Protesters will reconvene outside the Parliament at 3pm on Tuesday for, as the opposition says, decisive stage of its campaign to force President Saakashvili to resign.

Protests, which started on April 9, took a break for Easter celebrations; small group of opposition activists, however, kept rallying round-the-clock outside the Parliament, the presidential residence and public TV.

On April 20 leaders of opposition parties, which are behind the ongoing protests, gathered in the office of Conservative Party to discus the action plan. After the meeting the opposition leaders said that supporters from eastern Georgia would join the rally in Tbilisi from April 21 and from other provinces in following days. The opposition plans to announce some of the details of its action plan at the rally outside the Parliament.

Salome Zourabichvili, leader of Georgia’s Way party, said after the meeting that involvement of supporters from the provincial region was of “symbolic nature” with goal to make provinces part of the campaign and its primary aim was not to increase turnout of supporters at the rallies.

“This wave, which we are launching from tomorrow, should have daily increasing momentum,” she said.

After the meeting the opposition parties released a joint statement, which was posted on the Conservative Party’s website, saying that “Saakashvili’s authoritarian regime has extremely complicated peaceful and constitutional power transition.”

“But despite of that, we are fully aware and we have numerously stated, that pushing political processes out of constitutional course contains more danger for the country,” the statement reads.

It also says that series of attacks on opposition activists and participants of the demonstrations aimed at “dragging the opposition into a violent confrontation,” which will be a pretext for the authorities “to legitimize its violence.”

“The society response to this challenge was effective and adequate, without responding violence with the violence,” the statement reads. “Morally and politically bankrupt authorities have nothing left except of resorting to larger scale provocations… Each and every call or step made by us will be legal and non-violent. We will achieve Saakashvili’s resignation through endurance and firmness.”

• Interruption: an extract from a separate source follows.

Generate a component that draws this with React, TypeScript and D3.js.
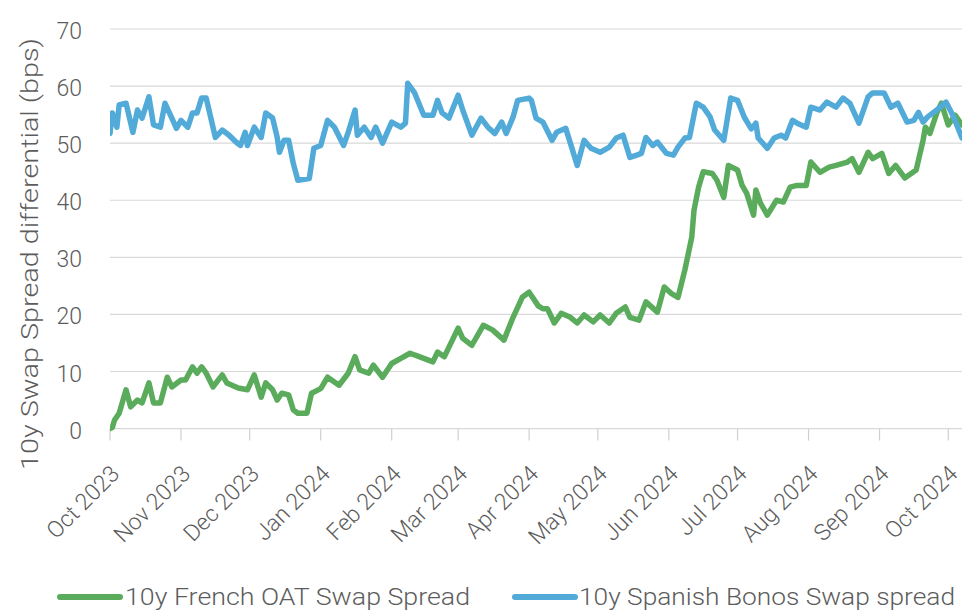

On April 20 the Interior Ministry posted on its website a brief video footage showing a young man, said to be an opposition activist. In the footage, the man is telling investigators in front of camera that some opposition representatives, whom he does not specify, wanted to use his trivial quarrel over car incident, not related with politics, for portraying as a politically-motivated attack on the opposition activist.

The release of the video came amid increasing criticism of the police for, as the opposition and some human rights groups call it, “turning a blind eye” on cases of attacks on opposition activists and its supporters.

After the video was released, Nino Burjanadze’s Democratic Movement-United Georgia party (DMUG) said that the young man in the video was its activist and the party new about the incident. Roman Kusiani of DMUG said on April 20, that after the incident the man himself offered the portray the quarrel, in which he was beaten, as a politically motivated attack. Kusiani said that the party immediately distanced itself from the man and had never claimed that the incident was politically motivated.